Scan the lines below for the string "LaTeX" and copy every one that has it.

▶ _DATASET ENTRIES_

....

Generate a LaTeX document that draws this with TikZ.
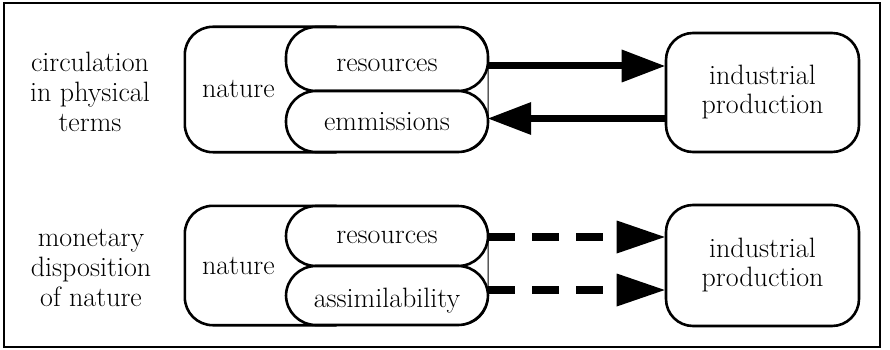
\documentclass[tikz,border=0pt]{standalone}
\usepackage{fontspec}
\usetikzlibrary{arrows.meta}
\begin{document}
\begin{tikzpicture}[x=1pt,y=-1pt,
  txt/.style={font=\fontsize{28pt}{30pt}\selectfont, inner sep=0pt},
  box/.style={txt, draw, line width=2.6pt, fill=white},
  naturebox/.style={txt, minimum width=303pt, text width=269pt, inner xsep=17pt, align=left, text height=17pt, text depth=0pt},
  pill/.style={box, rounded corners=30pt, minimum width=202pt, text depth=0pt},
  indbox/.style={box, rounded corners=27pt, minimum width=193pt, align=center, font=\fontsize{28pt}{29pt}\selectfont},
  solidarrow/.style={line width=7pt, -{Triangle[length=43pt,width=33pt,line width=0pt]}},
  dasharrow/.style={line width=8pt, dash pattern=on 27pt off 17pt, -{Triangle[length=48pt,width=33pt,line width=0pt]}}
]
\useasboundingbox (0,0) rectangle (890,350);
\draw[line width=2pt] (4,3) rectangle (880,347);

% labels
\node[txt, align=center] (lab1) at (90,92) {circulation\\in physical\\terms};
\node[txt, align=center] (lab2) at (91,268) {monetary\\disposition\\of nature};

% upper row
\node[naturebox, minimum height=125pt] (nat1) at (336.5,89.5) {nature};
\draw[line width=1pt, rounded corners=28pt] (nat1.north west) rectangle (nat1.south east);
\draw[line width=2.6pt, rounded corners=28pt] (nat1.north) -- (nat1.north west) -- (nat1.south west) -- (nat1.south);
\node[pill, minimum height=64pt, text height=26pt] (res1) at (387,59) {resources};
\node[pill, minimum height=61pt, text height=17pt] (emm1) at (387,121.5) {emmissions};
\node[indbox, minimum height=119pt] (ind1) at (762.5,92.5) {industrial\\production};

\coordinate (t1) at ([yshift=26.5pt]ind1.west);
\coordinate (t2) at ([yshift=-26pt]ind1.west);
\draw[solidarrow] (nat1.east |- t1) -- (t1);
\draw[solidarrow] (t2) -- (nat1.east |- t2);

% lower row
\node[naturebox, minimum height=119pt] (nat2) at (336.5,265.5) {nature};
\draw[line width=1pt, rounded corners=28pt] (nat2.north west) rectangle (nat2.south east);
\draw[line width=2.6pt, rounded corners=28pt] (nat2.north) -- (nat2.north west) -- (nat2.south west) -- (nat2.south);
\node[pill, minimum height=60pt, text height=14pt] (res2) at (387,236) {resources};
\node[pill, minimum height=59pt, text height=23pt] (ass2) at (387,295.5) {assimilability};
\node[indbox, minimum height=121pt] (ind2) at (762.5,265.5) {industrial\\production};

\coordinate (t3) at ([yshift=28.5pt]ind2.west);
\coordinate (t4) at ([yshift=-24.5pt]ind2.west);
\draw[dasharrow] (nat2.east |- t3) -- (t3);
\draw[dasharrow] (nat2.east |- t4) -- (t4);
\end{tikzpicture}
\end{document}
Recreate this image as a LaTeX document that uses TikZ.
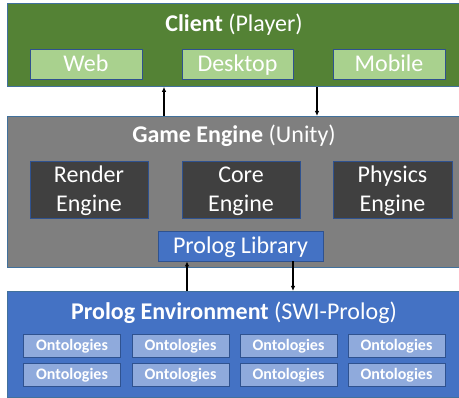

....

▶ _TASK RESULT_
Generate a LaTeX document that draws this with TikZ.
Recreate this image as a LaTeX document that uses TikZ.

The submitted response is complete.